The bank released a statement this week ahead of a CLSA investor conference in Hong Kong about the composition of the bank's Asian portfolio.
As of 20 June 2015, ANZ's institutional Asia exposure at default (EAD) totalled $104 billion (12 per cent of ANZ Group EAD, which was $886 billion).
ANZ China's EAD equated to $26.1 billion (three per cent of total EAD), of which nine per cent was onshore.
"Eighty-eight per cent of ANZ’s China EAD has a tenor of less than one year including trade and supply chain and bonds compared with 50 per cent for institutional overall," the statement said.
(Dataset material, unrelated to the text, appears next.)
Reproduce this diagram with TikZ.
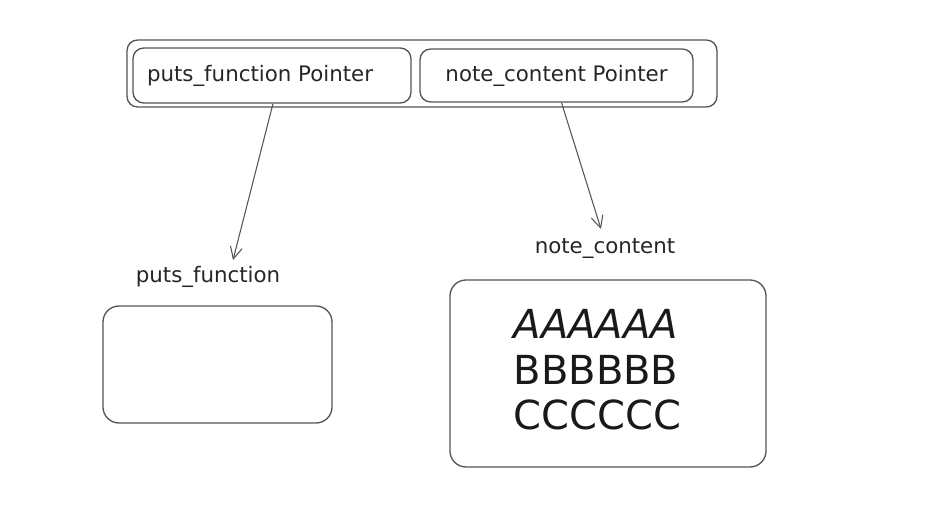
\documentclass[tikz,border=0pt]{standalone}
\usepackage{fontspec}
\setmainfont{DejaVu Sans}
\usetikzlibrary{positioning}
\usetikzlibrary{arrows, arrows.meta}

\def\px{0.75pt}
\definecolor{sketch}{HTML}{555555}
\tikzset{
  ptrbox/.style={draw=sketch, line width=1pt, rounded corners=8pt, inner sep=0pt},
  memlabel/.style={font=\fontsize{16}{18}\selectfont, text=black!85},
  pointsto/.style={draw=sketch, line width=0.8pt, -{Straight Barb[length=9pt,width=9pt]}}
}

\begin{document}
\begin{tikzpicture}[x=0.75pt, y=-0.75pt]
  \useasboundingbox (0,0) rectangle (947,517);

  % struct with the two pointers
  \node[ptrbox, minimum width=590*\px, minimum height=67*\px] (note) at (422,73.5) {};
  \node[ptrbox, minimum width=278*\px, minimum height=55*\px, memlabel] (ptrfun) at (272,75.5) {puts\_function Pointer\hspace*{18pt}};
  \node[ptrbox, minimum width=273*\px, minimum height=53*\px, memlabel] (ptrcontent) at (556.5,75.5) {note\_content Pointer};

  % targets
  \node[memlabel] (funlabel) at (208,277) {puts\_function};
  \node[ptrbox, rounded corners=12pt, minimum width=229*\px, minimum height=117*\px] (funbox) at (217.5,364.5) {};

  \node[memlabel] (contentlabel) at (605,249) {note\_content};
  \node[ptrbox, rounded corners=12pt, minimum width=316*\px, minimum height=187*\px] (contentbox) at (608,373.5) {};
  \node[anchor=west, align=left, font=\fontsize{30}{34}\selectfont, text=black!90] (contenttext) at (509,370)
    {\textit{AAAAAA}\\BBBBBB\\CCCCCC};

  % pointers
  \coordinate (funtip) at (233,260);
  \coordinate (contenttip) at (601,229);
  \draw[pointsto] ([xshift=1*\px]ptrfun.south) -- (funtip);
  \draw[pointsto] ([xshift=5*\px]ptrcontent.south) -- (contenttip);
\end{tikzpicture}
\end{document}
"Fifty-five per cent of ANZ’s China EAD are to financial institutions, with more than half of that being to the top five systemically important Chinese banks."
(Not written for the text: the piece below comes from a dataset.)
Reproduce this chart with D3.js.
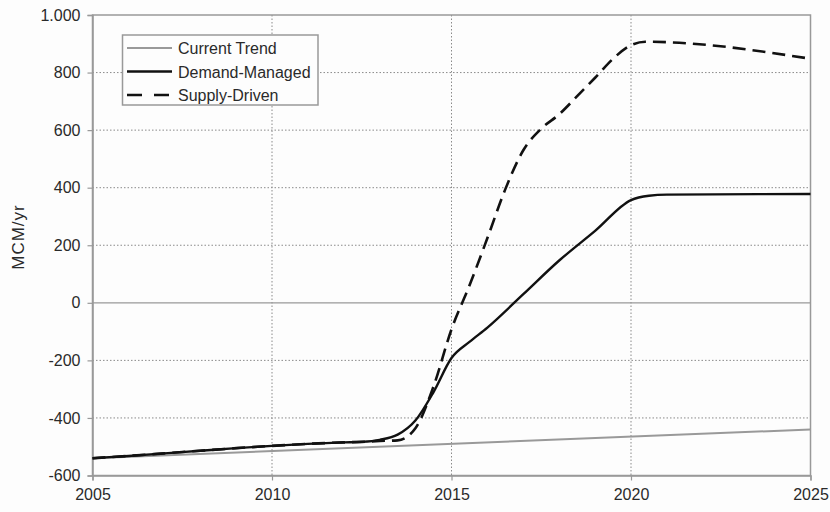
<!DOCTYPE html>
<html>
<head>
<meta charset="utf-8">
<script src="https://cdn.jsdelivr.net/npm/d3@7"></script>
<style>
  html, body { margin: 0; padding: 0; background: #fdfdfd; }
  svg { display: block; font-family: "Liberation Sans", Arial, sans-serif; }
</style>
</head>
<body>
<svg id="chart" width="830" height="512"></svg>
<script>
// Annual water balance scenarios (MCM/yr)
const currentTrendYears = [2005, 2025];
const currentTrendValues = [-540, -440];

const demandYears  = [2005, 2006, 2007, 2008, 2009, 2010, 2011, 2012, 2012.5, 2013, 2013.5, 2014, 2014.5, 2015, 2015.5, 2016, 2017, 2018, 2019, 2020, 2020.5, 2021, 2025];
const demandValues = [-540, -532, -523, -514, -505, -497, -490, -485, -483, -476, -458, -408, -310, -192, -136, -86, 30, 147, 250, 357, 372, 376, 378];

const supplyYears  = [2005, 2006, 2007, 2008, 2009, 2010, 2011, 2012, 2012.5, 2013, 2013.5, 2014, 2014.5, 2015, 2015.5, 2016, 2016.5, 2017, 2017.5, 2018, 2018.5, 2019, 2019.5, 2020, 2020.4, 2025];
const supplyValues = [-540, -532, -523, -514, -505, -497, -490, -485, -483, -480, -478, -435, -290, -92, 60, 225, 395, 530, 605, 655, 718, 782, 848, 895, 907, 848];

const xTicks = [2005, 2010, 2015, 2020, 2025];
const yTicks = [-600, -400, -200, 0, 200, 400, 600, 800, 1000];
const yTickLabels = ["-600", "-400", "-200", "0", "200", "400", "600", "800", "1.000"];

const seriesNames = ["Current Trend", "Demand-Managed", "Supply-Driven"];

const svg = d3.select("#chart");
const plotLeft = 92.5, plotRight = 810.5, plotTop = 15, plotBottom = 475.5;

const x = d3.scaleLinear().domain([2005, 2025]).range([plotLeft, plotRight]);
const y = d3.scaleLinear().domain([-600, 1000]).range([plotBottom, plotTop]);

const grey = "#999";
const textColor = "#2a2a2a";

// gridlines
const grid = svg.append("g");
grid.selectAll("line.h").data(yTicks.filter(v => v !== -600 && v !== 1000 && v !== 0))
  .join("line")
  .attr("x1", plotLeft).attr("x2", plotRight)
  .attr("y1", d => y(d)).attr("y2", d => y(d))
  .attr("stroke", "#8a8a8a").attr("stroke-width", 1)
  .attr("stroke-dasharray", "1.5,2");
grid.selectAll("line.v").data(xTicks.filter(v => v !== 2005 && v !== 2025))
  .join("line")
  .attr("y1", plotTop).attr("y2", plotBottom)
  .attr("x1", d => x(d)).attr("x2", d => x(d))
  .attr("stroke", "#8a8a8a").attr("stroke-width", 1)
  .attr("stroke-dasharray", "1.5,2");
// zero line
grid.append("line")
  .attr("x1", plotLeft).attr("x2", plotRight)
  .attr("y1", y(0)).attr("y2", y(0))
  .attr("stroke", grey).attr("stroke-width", 1.2);

// frame
svg.append("rect")
  .attr("x", plotLeft).attr("y", plotTop)
  .attr("width", plotRight - plotLeft).attr("height", plotBottom - plotTop)
  .attr("fill", "none").attr("stroke", grey).attr("stroke-width", 1.5);

// axes
const yAxis = d3.axisLeft(y).tickValues(yTicks)
  .tickFormat((d, i) => yTickLabels[i]).tickSize(5).tickPadding(7);
const gy = svg.append("g").attr("transform", `translate(${plotLeft},0)`).call(yAxis);
const xAxis = d3.axisBottom(x).tickValues(xTicks)
  .tickFormat(d3.format("d")).tickSize(5).tickPadding(8);
const gx = svg.append("g").attr("transform", `translate(0,${plotBottom})`).call(xAxis);
[gx, gy].forEach(g => {
  g.select(".domain").attr("stroke", grey).attr("stroke-width", 1.5);
  g.selectAll(".tick line").attr("stroke", grey).attr("stroke-width", 1.2);
  g.selectAll(".tick text").attr("fill", textColor).style("font-size", "16px")
    .style("font-family", "'Liberation Sans', Arial, sans-serif");
});

// y axis title
svg.append("text")
  .attr("transform", `translate(24,237) rotate(-90)`)
  .attr("text-anchor", "middle")
  .attr("fill", textColor)
  .style("font-size", "17px")
  .style("letter-spacing", "1px")
  .text("MCM/yr");

// series
const line = d3.line().x(d => x(d[0])).y(d => y(d[1])).curve(d3.curveMonotoneX);
const zip = (a, b) => a.map((v, i) => [v, b[i]]);

svg.append("path").datum(zip(currentTrendYears, currentTrendValues))
  .attr("d", line).attr("fill", "none")
  .attr("stroke", grey).attr("stroke-width", 2);
svg.append("path").datum(zip(demandYears, demandValues))
  .attr("d", line).attr("fill", "none")
  .attr("stroke", "#111").attr("stroke-width", 2.4);
svg.append("path").datum(zip(supplyYears, supplyValues))
  .attr("d", line).attr("fill", "none")
  .attr("stroke", "#111").attr("stroke-width", 2.6)
  .attr("stroke-dasharray", "13,7");

// legend
const lg = svg.append("g");
lg.append("rect")
  .attr("x", 122.5).attr("y", 35).attr("width", 195.5).attr("height", 70)
  .attr("fill", "#fdfdfd").attr("stroke", grey).attr("stroke-width", 1.5);
const styles = [
  { stroke: grey, width: 2, dash: null },
  { stroke: "#111", width: 2.4, dash: null },
  { stroke: "#111", width: 2.6, dash: "15,12" }
];
seriesNames.forEach((name, i) => {
  const yy = 48 + i * 23.5;
  const l = lg.append("line")
    .attr("x1", 127).attr("x2", 172)
    .attr("y1", yy).attr("y2", yy)
    .attr("stroke", styles[i].stroke).attr("stroke-width", styles[i].width);
  if (styles[i].dash) l.attr("stroke-dasharray", styles[i].dash);
  lg.append("text")
    .attr("x", 178).attr("y", yy + 6)
    .attr("fill", textColor).style("font-size", "16px")
    .text(name);
});
</script>
</body>
</html>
ANZ China's assets also have a stronger average credit rating than ANZ institutional assets in Australian and New Zealand, according to the statement.
Mr Smith said his company has a "very high-quality exposure in China and therefore return is going to be a little lower than if you were to go up the risk curve".
"The alternative in terms of the institutional bank is to look for growth in Australia at a much higher risk. We have not done that … and the credit quality of the group is better than it ever has been," he said.
"China only accounts for about three per cent of our total outstandings as a grou,p which is very small. The significance of that is that 88 per cent of our exposure to China is of a tenor of less than one year which … means that should there be issues, our ability to reduce our exposure is very straightforward."